Puertas monumentales, bóvedas enormes, gruesísimas columnas, pesados muros macizos de piedra, románticos campanarios, ostentosísimos altares recubiertos de oro, carísimas imágenes de cristos sangrantes, santos mirando hacia arriba (al cielo, es lo que dicen), vírgenes sufriendo muchísimo, ángeles espantosos que aterran con sus pómulos rozagantes…

Así se nos presenta la arquitectura de las iglesias, la cosa más hermosa –quizá– que nos ha dejado la religión católica desde aquel 1521 en que la corona española llegó para imponérsela a los habitantes de entonces, colocando sus dévotas construcciones sobre las antiguas zonas sagradas.

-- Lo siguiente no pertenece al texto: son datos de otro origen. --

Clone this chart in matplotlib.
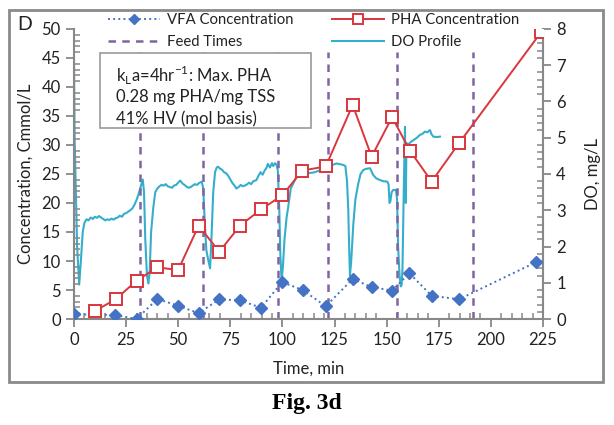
import matplotlib
matplotlib.use("Agg")
import matplotlib.pyplot as plt
from matplotlib.patches import Rectangle
from matplotlib.ticker import MultipleLocator

plt.rcParams["font.family"] = ["Lato", "DejaVu Sans"]

# VFA and PHA concentration (Cmmol/L)
vfa_t = [0, 19.7, 30, 40, 49.9, 59.8, 69.7, 79.7, 89.7, 99.9, 109.7, 120.8, 133.7,
         142.8, 152.6, 160.9, 171.6, 184.7, 221.7]
vfa_c = [0.8, 0.7, 0.0, 3.45, 2.3, 1.0, 3.4, 3.2, 1.95, 6.35, 5.0, 2.2, 6.9,
         5.5, 4.9, 7.9, 4.0, 3.4, 9.8]
pha_t = [10.1, 20, 30, 40, 50, 59.8, 69.7, 79.7, 89.7, 99.9, 109.6, 120.8, 133.7,
         142.8, 152.6, 161.2, 171.6, 184.7, 224]
pha_c = [1.4, 3.4, 6.6, 8.9, 8.45, 16.1, 11.6, 16.1, 18.9, 21.3, 25.6, 26.3, 36.9,
         28.0, 34.8, 29.0, 23.7, 30.3, 49.4]
feed_times = [31.7, 62.0, 98.0, 121.7, 154.8, 191.6]

# DO profile (mg/L)
do_t = [0, 0.3, 1.5, 2.5, 3.3, 4.2, 5.0, 6.0, 7.0, 8.0, 9.0, 10.0, 11.0, 12.0, 13.0,
        14.0, 15.0, 16.0, 17.0, 18.0, 19.0, 20.0, 21.0, 22.0, 23.0, 24.0, 25.0, 26.0,
        27.0, 28.0, 29.0, 30.0, 31.0, 32.0, 33.0, 33.6, 34.2, 35.0, 35.7, 36.3, 37.0,
        38.0, 39.0, 40.0, 41.0, 42.0, 43.0, 44.0, 45.0, 46.0, 47.0, 48.0, 49.0, 50.0,
        51.0, 52.0, 53.0, 54.0, 55.0, 56.0, 57.0, 58.0, 59.0, 60.0, 61.3, 62.0, 62.8,
        63.5, 64.5, 65.3, 66.0, 66.8, 67.7, 68.5, 69.2, 70.0, 71.0, 72.0, 73.0, 74.0,
        75.0, 76.0, 77.0, 77.9, 79.0, 80.0, 81.0, 82.7, 84.0, 85.0, 86.0, 87.5, 88.5,
        89.5, 90.5, 91.5, 92.3, 93.0, 94.0, 95.0, 95.6, 96.5, 97.2, 97.8, 98.5, 99.0,
        99.6, 100.3, 101.0, 102.0, 102.8, 104.0, 105.2, 106.5, 108.4, 110.0, 112.0,
        114.8, 116.0, 118.0, 120.0, 121.2, 122.5, 124.0, 126.0, 127.5, 129.2, 130.2,
        131.0, 131.6, 132.0, 132.4, 133.0, 134.0, 135.0, 136.4, 137.5, 138.8, 140.0,
        142.0, 143.6, 145.0, 146.9, 148.5, 150.3, 150.9, 151.4, 151.8, 152.4, 153.2,
        154.5, 155.0, 155.5, 156.2, 156.8, 157.2, 157.6, 158.2, 158.8, 159.2, 159.5,
        160.5, 161.5, 163.0, 164.5, 166.0, 167.0, 168.4, 169.5, 170.8, 171.5, 172.4,
        174.0, 175.6]
do_v = [7.2, 5.0, 2.0, 0.95, 1.6, 2.4, 2.65, 2.75, 2.72, 2.8, 2.76, 2.82, 2.79, 2.84, 2.8,
        2.76, 2.72, 2.75, 2.73, 2.77, 2.74, 2.78, 2.8, 2.85, 2.82, 2.9, 2.92, 2.96,
        3.0, 3.05, 3.15, 3.28, 3.45, 3.65, 3.85, 3.5, 2.2, 1.2, 0.98, 1.3, 2.4,
        3.05, 3.5, 3.6, 3.66, 3.7, 3.68, 3.72, 3.66, 3.64, 3.62, 3.68, 3.7, 3.76,
        3.82, 3.74, 3.7, 3.65, 3.62, 3.64, 3.68, 3.72, 3.7, 3.75, 3.79, 3.6, 2.6,
        1.9, 1.6, 1.4, 2.3, 3.5, 4.06, 4.18, 4.2, 4.15, 4.12, 4.05, 4.02, 3.95,
        3.85, 3.75, 3.68, 3.6, 3.64, 3.7, 3.66, 3.7, 3.76, 3.72, 3.8, 3.83, 3.95,
        4.05, 3.98, 4.1, 4.16, 4.28, 4.18, 4.3, 4.22, 4.3, 4.25, 4.1, 3.0, 1.8,
        1.03, 1.5, 2.2, 2.8, 3.1, 3.6, 3.74, 3.9, 4.02, 4.05, 4.02,
        4.04, 4.06, 4.1, 4.14, 4.16, 4.22, 4.25, 4.29, 4.27, 4.25, 4.22,
        3.8, 3.0, 2.0, 1.2, 1.6, 2.6, 3.3, 3.74, 4.0, 4.11, 4.14,
        4.16, 3.97, 3.88, 3.83, 3.8, 3.79, 3.72, 3.2, 3.25, 3.5, 3.56,
        3.56, 3.3, 2.0, 1.2, 0.9, 0.94, 1.4, 3.5, 5.3, 3.2, 4.85,
        4.82, 4.88, 4.94, 5.0, 5.08, 5.1, 5.17, 5.15, 5.21, 5.1, 5.03,
        5.02, 5.03]

vfa_color = "#4472C4"
pha_color = "#D9363E"
do_color = "#35AECB"
feed_color = "#8064A2"
axis_gray = "#888888"
txt = "#222222"

fig = plt.figure(figsize=(6.14, 4.25), dpi=100)
ax = fig.add_axes([0.1205, 0.2494, 0.7638, 0.6824])
ax2 = ax.twinx()
ax.set_zorder(ax2.get_zorder() + 1)
ax.patch.set_visible(False)

do_line, = ax2.plot(do_t, do_v, color=do_color, lw=1.5, label="DO Profile")
ax2.set_ylim(0, 8)

for i, ft in enumerate(feed_times):
    fl, = ax.plot([ft, ft], [0, 46], color=feed_color, lw=1.8, ls=(0, (3, 2.5)),
                  label="Feed Times" if i == 0 else None)
    if i == 0:
        feed_line = fl

vfa_line, = ax.plot(vfa_t, vfa_c, color=vfa_color, ls=":", lw=1.4, marker="D",
                    markersize=6.5, label="VFA Concentration", zorder=4)
pha_line, = ax.plot(pha_t, pha_c, color=pha_color, lw=1.4, marker="s", markersize=9,
                    markerfacecolor="white", markeredgewidth=1.4,
                    label="PHA Concentration", zorder=5)

ax.set_xlim(0, 225)
ax.set_ylim(0, 50)
ax.xaxis.set_major_locator(MultipleLocator(25))
ax.xaxis.set_minor_locator(MultipleLocator(5))
ax.yaxis.set_major_locator(MultipleLocator(5))
ax.yaxis.set_minor_locator(MultipleLocator(1))
ax2.yaxis.set_major_locator(MultipleLocator(1))
ax2.yaxis.set_minor_locator(MultipleLocator(0.2))

for a in (ax, ax2):
    for s in a.spines.values():
        s.set_visible(False)
ax.spines["left"].set_visible(True)
ax.spines["bottom"].set_visible(True)
ax2.spines["right"].set_visible(True)
for s in (ax.spines["left"], ax.spines["bottom"], ax2.spines["right"]):
    s.set_color(axis_gray)
    s.set_linewidth(1.5)

for a in (ax, ax2):
    a.tick_params(which="major", direction="out", length=6, width=1.3, color=axis_gray,
                  labelsize=12, labelcolor=txt)
    a.tick_params(which="minor", direction="in", length=4, width=1.1, color=axis_gray)

ax.set_xlabel("Time, min", fontsize=12, color=txt, labelpad=9)
ax.set_ylabel("Concentration, Cmmol/L", fontsize=12, color=txt, labelpad=6)
ax2.set_ylabel("DO, mg/L", fontsize=12, color=txt, rotation=90, labelpad=14)

fig.text(0.028, 1 - 25 / 425, "D", fontsize=14, color=txt, ha="left", va="center")

# annotation box
ax.add_patch(Rectangle((100 / 614, 1 - 128 / 425), 211 / 614, 75 / 425,
                       transform=fig.transFigure, facecolor="white",
                       edgecolor="#999999", lw=1.2, zorder=10, clip_on=False))
box_lines = [r"k$_\mathregular{L}$a=4hr$^\mathregular{-1}$: Max. PHA",
             "0.28 mg PHA/mg TSS",
             "41% HV (mol basis)"]
for i, line in enumerate(box_lines):
    fig.text(116 / 614, 1 - (75 + 22 * i) / 425, line, fontsize=12, color=txt,
             ha="left", va="center", zorder=11)

ax.legend(handles=[vfa_line, feed_line, pha_line, do_line], ncol=2, frameon=False,
          loc="upper left", bbox_to_anchor=(108 / 614, 1 - 13 / 425),
          bbox_transform=fig.transFigure, fontsize=10.7, handlelength=3.5,
          handletextpad=0.45, columnspacing=2.6, labelspacing=0.55,
          markerscale=0.75, borderaxespad=0, borderpad=0, labelcolor=txt)

# outer frame and caption
fig.patches.append(Rectangle((9 / 614, 1 - 382 / 425), 594 / 614, 372 / 425,
                             transform=fig.transFigure, fill=False,
                             edgecolor="#8a8a8a", lw=2))
fig.text(0.5, 1 - 404 / 425, "Fig. 3d", fontsize=17, fontweight="bold",
         family="Liberation Serif", ha="center", va="center")

fig.savefig("out.png", dpi=100)
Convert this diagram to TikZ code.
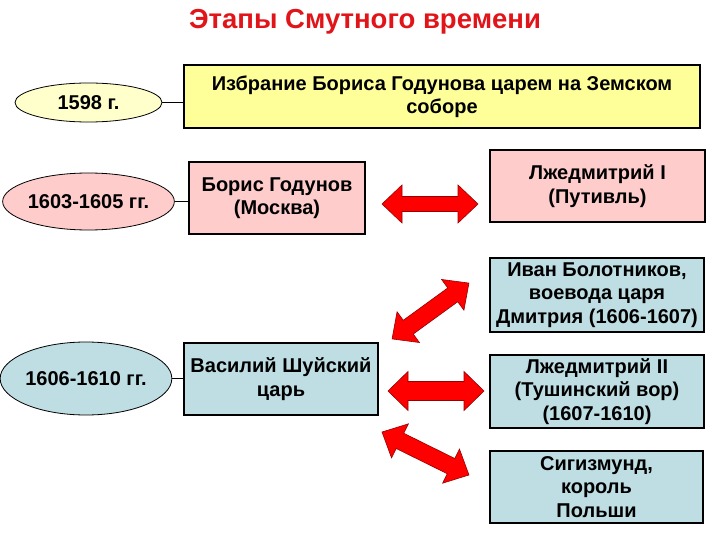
\documentclass[tikz,border=0pt]{standalone}
\usepackage{fontspec}
\setmainfont{Liberation Sans}
\usetikzlibrary{shapes.geometric}
\definecolor{yelbox}{RGB}{255,255,153}
\definecolor{yelell}{RGB}{255,255,204}
\definecolor{pinkbox}{RGB}{255,204,204}
\definecolor{bluebox}{RGB}{190,222,228}
\definecolor{titlered}{RGB}{225,20,25}
\definecolor{arrred}{RGB}{255,0,0}
\definecolor{arredge}{RGB}{150,0,0}
\tikzset{
  box/.style={draw=black, line width=1.2bp, rectangle, inner sep=0pt, align=center,
    font=\fontsize{20bp}{23.5bp}\selectfont\bfseries},
  ell/.style={draw=black, line width=0.8bp, ellipse, inner sep=0pt, align=center,
    font=\fontsize{20bp}{23.5bp}\selectfont\bfseries},
  link/.style={draw=black, line width=0.8bp},
  bigarrow/.style={fill=arrred, draw=arredge, line width=0.6bp, line join=miter},
}
\newcommand{\dblarr}[5]{% center, angle, length, head half width, shaft half width
  \path[bigarrow, shift={#1}, rotate=#2]
    (-#3/2,0) -- (-#3/2+20,-#4) -- (-#3/2+20,-#5) -- (#3/2-20,-#5) -- (#3/2-20,-#4)
    -- (#3/2,0) -- (#3/2-20,#4) -- (#3/2-20,#5) -- (-#3/2+20,#5) -- (-#3/2+20,#4) -- cycle;}
\begin{document}
\begin{tikzpicture}[x=1bp,y=-1bp]
\useasboundingbox[fill=white] (0,0) rectangle (720,540);

\node[text=titlered, font=\fontsize{27.5bp}{32bp}\selectfont\bfseries] (title) at (365,22) {Этапы Смутного времени};

% left column
\node[ell, fill=yelell, minimum width=147bp, minimum height=39bp] (e1) at (88.5,102.5) {1598 г.};
\node[ell, fill=pinkbox, minimum width=147bp, minimum height=57bp] (e2) at (88.5,201.5) {1603-1605 гг.};
\node[ell, fill=bluebox, minimum width=142bp, minimum height=73bp] (e3) at (86,378.5) {1606-1610 гг.};

% boxes
\node[box, fill=yelbox, minimum width=516bp, minimum height=63bp] (b1) at (442,96.5)
  {Избрание Бориса Годунова царем на Земском\\соборе};
\node[box, fill=pinkbox, minimum width=176bp, minimum height=72bp] (b2) at (277,198)
  {Борис Годунов\\(Москва)};
\node[box, fill=pinkbox, minimum width=215bp, minimum height=72bp] (b3) at (597.5,186)
  {Лжедмитрий I\\(Путивль)};
\node[box, fill=bluebox, minimum width=214bp, minimum height=74bp] (b4) at (597,295)
  {Иван Болотников,\\воевода царя\\Дмитрия (1606-1607)};
\node[box, fill=bluebox, minimum width=194bp, minimum height=72bp] (b5) at (281,379)
  {Василий Шуйский\\царь};
\node[box, fill=bluebox, minimum width=214bp, minimum height=73bp] (b6) at (597,391.5)
  {Лжедмитрий II\\(Тушинский вор)\\(1607-1610)};
\node[box, fill=bluebox, minimum width=213bp, minimum height=72bp] (b7) at (596.5,487)
  {Сигизмунд,\\король\\Польши};

% connectors
\draw[link] (e1.east) -- (e1.east -| b1.west);
\draw[link] (e2.east) -- (e2.east -| b2.west);
\draw[link] (e3.east) -- (e3.east -| b5.west);

% double arrows
\dblarr{(430,204)}{0}{96}{19}{7.5}
\dblarr{(430.5,311)}{36}{95}{19}{8.5}
\dblarr{(436,391)}{0}{96}{19.5}{9.5}
\dblarr{(425.5,453.5)}{-26.3}{97}{19}{8.5}
\end{tikzpicture}
\end{document}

Se les obligó a abandonar a sus dioses paganos, después se les obligó a desechar sus costumbres y, así, con el paso del tiempo, a sus fieles seguidores se les ha obligado a rechazar un sinnúmero de situaciones que los convertiría en pecadores.
Pecan si no hacen esto o si hacen aquello. Eso, muy a pesar de que –según sus poesía bíblica– Jesús haya advertido: " Quien esté libre de pecado que arroje la primera piedra".
Conocemos a algunos de ahí dentro que seguramente tienen sus lenguas sangrantes ahora.